While fidelity is publicly praised, an important question is whether it is worthy of praise as a virtue. If humans are like voles and the mechanistic theory of human bonding is correct, then fidelity that grounds pair-bonding would be a form of addiction, as discussed in the previous essay. On the face of it, this would seem to show that such fidelity is not worthy of praise. After all, one does not praise crack addicts for their loyalty to crack. Likewise, being addicted to love would not make a person worthy of praise.
An obvious counter is that while crack addiction is seen as bad because of the harms of crack, the addiction that causes pair bonding should be generally regarded as good because of its consequences. These consequences are those that people usually praise about pair bonding, such as the benefits to health. However, this counter misses the point: the question is not whether pair bonding is good (it generally is in terms of consequences) but whether fidelity should be praised.

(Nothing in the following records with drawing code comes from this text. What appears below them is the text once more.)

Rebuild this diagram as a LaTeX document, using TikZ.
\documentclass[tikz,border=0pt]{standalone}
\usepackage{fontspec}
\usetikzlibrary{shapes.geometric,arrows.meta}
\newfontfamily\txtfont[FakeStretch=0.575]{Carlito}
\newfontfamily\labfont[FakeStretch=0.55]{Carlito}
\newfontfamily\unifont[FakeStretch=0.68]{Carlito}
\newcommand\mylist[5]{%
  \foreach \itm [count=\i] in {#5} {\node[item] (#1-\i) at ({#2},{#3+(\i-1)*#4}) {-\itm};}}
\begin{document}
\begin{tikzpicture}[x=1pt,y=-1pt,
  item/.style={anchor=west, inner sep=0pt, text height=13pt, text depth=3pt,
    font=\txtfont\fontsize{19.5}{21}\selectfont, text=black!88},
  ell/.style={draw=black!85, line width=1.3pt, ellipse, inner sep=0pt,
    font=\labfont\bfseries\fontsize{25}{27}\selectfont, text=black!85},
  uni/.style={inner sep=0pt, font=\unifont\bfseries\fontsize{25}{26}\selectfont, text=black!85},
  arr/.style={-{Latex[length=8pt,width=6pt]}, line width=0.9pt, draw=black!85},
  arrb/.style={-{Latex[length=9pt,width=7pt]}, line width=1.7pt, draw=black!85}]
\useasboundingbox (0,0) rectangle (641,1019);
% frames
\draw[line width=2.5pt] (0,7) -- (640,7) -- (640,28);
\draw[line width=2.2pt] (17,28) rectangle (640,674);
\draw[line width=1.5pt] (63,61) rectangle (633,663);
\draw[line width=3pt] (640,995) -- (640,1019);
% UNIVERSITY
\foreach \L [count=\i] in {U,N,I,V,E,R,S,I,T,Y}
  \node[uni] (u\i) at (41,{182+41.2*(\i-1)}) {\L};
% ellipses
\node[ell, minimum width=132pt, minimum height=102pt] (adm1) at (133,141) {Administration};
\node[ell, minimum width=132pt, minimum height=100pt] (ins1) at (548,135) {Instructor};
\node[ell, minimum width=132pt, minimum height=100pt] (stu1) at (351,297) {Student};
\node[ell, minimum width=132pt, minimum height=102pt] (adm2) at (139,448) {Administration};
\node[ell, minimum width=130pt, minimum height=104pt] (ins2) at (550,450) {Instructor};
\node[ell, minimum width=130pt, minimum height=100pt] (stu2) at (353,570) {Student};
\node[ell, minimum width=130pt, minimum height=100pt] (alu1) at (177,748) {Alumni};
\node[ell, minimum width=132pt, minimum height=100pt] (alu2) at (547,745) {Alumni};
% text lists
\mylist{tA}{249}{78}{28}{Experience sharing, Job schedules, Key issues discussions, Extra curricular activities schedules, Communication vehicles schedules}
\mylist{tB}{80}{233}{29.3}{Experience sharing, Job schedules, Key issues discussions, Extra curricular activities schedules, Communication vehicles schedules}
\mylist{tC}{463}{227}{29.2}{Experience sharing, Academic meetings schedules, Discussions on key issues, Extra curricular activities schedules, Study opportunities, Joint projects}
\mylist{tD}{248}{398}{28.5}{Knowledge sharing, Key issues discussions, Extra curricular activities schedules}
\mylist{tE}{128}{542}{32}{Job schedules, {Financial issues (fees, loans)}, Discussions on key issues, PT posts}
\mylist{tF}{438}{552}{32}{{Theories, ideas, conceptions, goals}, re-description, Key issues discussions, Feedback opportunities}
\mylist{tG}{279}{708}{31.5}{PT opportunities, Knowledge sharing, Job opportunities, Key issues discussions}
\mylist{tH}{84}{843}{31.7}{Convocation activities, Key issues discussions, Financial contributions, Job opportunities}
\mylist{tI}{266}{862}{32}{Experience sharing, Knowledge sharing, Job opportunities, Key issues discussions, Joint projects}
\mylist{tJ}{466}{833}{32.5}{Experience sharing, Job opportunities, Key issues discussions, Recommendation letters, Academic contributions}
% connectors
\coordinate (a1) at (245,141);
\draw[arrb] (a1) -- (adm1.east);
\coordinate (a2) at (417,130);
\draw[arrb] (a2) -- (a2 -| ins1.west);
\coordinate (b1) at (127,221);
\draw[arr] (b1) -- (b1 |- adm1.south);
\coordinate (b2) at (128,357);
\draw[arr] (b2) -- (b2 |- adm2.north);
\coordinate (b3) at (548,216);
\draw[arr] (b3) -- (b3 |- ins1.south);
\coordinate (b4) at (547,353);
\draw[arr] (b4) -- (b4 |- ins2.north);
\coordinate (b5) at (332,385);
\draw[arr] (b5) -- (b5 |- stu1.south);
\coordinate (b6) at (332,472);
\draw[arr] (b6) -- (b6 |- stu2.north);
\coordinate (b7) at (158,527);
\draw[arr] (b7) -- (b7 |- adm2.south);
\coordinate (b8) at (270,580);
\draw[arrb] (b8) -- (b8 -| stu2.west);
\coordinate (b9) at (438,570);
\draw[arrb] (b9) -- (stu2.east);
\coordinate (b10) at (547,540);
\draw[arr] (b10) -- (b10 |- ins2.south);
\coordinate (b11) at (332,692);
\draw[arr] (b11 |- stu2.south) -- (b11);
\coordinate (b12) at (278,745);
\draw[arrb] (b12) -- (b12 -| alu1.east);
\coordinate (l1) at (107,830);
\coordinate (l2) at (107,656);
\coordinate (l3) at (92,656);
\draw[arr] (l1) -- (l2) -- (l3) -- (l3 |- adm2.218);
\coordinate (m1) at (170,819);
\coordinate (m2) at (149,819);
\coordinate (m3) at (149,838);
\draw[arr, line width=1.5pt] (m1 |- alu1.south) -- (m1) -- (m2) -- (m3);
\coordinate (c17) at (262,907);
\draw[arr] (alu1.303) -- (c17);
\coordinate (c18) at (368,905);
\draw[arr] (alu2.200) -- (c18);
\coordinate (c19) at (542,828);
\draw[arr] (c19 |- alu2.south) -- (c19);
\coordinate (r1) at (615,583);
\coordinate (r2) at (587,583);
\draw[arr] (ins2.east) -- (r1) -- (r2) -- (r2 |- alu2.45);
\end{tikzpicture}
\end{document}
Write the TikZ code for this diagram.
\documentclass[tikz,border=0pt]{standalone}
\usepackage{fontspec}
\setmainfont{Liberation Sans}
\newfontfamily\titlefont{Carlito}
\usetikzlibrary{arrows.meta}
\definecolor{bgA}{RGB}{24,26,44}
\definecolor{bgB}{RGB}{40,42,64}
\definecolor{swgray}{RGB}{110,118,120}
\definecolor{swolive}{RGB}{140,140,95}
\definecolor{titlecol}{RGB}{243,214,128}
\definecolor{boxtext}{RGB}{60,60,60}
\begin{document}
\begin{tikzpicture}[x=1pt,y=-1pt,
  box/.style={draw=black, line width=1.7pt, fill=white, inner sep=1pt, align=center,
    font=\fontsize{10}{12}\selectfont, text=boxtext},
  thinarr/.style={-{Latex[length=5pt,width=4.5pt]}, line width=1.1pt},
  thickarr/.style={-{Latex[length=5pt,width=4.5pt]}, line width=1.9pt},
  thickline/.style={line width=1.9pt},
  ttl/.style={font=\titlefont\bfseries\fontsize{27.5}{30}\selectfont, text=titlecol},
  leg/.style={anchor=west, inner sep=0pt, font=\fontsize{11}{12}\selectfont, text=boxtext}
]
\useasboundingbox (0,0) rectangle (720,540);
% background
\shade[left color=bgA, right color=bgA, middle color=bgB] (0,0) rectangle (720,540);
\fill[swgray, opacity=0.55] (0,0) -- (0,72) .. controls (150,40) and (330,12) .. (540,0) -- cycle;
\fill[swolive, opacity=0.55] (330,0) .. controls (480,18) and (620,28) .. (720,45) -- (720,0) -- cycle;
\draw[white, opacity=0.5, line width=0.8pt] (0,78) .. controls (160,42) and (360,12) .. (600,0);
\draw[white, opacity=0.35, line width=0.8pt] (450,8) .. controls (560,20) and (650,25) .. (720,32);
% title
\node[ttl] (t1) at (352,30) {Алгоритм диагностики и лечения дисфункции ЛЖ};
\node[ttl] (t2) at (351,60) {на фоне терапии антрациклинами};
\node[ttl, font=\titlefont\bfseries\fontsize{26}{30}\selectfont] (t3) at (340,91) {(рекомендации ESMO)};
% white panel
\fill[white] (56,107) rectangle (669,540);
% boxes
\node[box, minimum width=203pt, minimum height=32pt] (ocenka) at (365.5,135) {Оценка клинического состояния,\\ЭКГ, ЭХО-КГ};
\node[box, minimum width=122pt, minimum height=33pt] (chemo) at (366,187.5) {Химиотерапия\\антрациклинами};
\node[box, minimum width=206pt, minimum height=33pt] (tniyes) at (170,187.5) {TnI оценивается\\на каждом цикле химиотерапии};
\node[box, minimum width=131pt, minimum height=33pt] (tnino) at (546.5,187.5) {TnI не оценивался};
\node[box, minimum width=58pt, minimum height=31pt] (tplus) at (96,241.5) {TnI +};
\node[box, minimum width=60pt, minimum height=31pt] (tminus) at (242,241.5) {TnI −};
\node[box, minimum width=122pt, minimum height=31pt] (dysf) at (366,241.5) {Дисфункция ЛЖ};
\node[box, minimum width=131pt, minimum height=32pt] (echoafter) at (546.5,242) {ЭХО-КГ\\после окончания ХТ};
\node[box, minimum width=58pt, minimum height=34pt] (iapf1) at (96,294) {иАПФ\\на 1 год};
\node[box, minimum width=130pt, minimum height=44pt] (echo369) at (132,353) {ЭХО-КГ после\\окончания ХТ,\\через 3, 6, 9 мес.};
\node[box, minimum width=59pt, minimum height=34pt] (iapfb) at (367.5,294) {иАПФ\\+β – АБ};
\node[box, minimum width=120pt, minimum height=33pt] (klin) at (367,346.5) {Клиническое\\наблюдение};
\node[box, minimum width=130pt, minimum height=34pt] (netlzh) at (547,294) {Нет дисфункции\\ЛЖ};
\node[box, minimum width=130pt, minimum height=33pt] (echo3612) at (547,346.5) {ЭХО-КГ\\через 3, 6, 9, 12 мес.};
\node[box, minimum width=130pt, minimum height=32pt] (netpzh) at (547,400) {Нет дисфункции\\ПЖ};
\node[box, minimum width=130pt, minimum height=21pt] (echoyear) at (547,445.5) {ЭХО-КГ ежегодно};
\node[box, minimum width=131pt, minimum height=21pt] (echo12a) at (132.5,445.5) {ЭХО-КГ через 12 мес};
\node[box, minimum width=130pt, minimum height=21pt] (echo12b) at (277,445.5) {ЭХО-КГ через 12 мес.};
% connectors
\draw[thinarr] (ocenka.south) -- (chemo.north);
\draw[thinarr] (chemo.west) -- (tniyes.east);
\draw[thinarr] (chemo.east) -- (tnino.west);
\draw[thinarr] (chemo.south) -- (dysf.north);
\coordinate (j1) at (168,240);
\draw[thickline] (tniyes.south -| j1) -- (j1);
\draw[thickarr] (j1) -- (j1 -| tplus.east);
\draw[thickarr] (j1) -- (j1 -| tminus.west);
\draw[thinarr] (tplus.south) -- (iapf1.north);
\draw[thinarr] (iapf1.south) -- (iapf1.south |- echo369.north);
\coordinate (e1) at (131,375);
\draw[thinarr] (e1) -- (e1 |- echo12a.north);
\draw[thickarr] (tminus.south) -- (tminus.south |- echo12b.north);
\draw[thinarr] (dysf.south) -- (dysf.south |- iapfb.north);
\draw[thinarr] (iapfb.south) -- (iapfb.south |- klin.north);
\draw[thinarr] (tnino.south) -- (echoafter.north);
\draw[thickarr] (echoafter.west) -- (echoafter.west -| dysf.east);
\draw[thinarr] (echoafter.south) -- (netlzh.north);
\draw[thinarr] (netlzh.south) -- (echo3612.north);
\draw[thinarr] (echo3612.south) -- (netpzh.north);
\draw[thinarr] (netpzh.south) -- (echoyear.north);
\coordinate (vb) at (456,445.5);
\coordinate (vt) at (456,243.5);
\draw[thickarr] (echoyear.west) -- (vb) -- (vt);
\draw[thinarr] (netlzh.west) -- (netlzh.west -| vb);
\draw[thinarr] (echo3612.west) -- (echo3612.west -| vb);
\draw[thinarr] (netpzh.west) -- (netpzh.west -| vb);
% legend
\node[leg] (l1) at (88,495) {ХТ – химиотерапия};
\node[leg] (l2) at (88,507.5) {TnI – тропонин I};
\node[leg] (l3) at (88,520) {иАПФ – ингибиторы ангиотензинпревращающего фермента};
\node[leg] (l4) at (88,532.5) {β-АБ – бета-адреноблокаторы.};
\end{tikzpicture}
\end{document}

If fidelity is a matter of chemistry (in the literal sense), then it would not seem praiseworthy After all, a lasting bond that forms is merely a matter of a mechanical process, analogous to being chained to a person. If I stick close to a person because I am chained to her, that is hardly worthy of praise—be the chain metal or chemical.
If my fidelity is determined by this process, then I am not acting from the virtue of fidelity but acting as a physical system in accord with deterministic (or whatever physics says these days) processes. To steal from Kant, I would not be free in my fidelity—it would be imposed upon me by this process. As such, my fidelity would not be morally right (or wrong) and I would not be worthy of praise for my fidelity. For my fidelity to be morally commendable, it would have to be something that I freely chose as a matter of will. At least for thinkers like Kant.
One concern with this view is that it seems to make fidelity a passionless thing. After all, if I chose to be faithful to a person on the basis of a free and rational choice rather than being locked into fidelity by a chemical brew of passion and emotion, then this seems cold and calculating—like how one might select the next move in chess or determine which stock to buy. After all, love is supposed to be something one falls into rather than something one chooses.
This reply has considerable appeal. After all, a rational choice to be loyal would not be the traditional sort of love praised in song, fiction and romantic daydreams. One wants to hear a person gushing about passion, burning emotions, and the ways of the heart—not rational choice. Of course, an appeal to the idealized version of romantic love might be a poor response—like any appeal to fiction. That said, there does is a certain appeal in the whole emotional love thing—although the idea that love is merely a chemical romance also seems to rob love of that magic.
A second obvious concern is that it assumes that people are capable of free choice, and a person can decide to be faithful or not. The mechanistic view of humans typically does not stop with the emotional aspects. Although Descartes did see emotions, at least in animals, as having a physical basis—while leaving thinking to the immaterial mind. Rather, they tend to extend to all aspects of the human being and this includes decision making. For example, Thomas Hobbes argued that we do not chose—we simply seem to make decisions, but they are purely deterministic. As such, if the choice to be faithful is merely another mechanistic process, then this would be no more praiseworthy than being faithful through a love addiction. In fact, as has long been argued, this sort of mechanistic view would seem to dispose of morality by eliminating agency.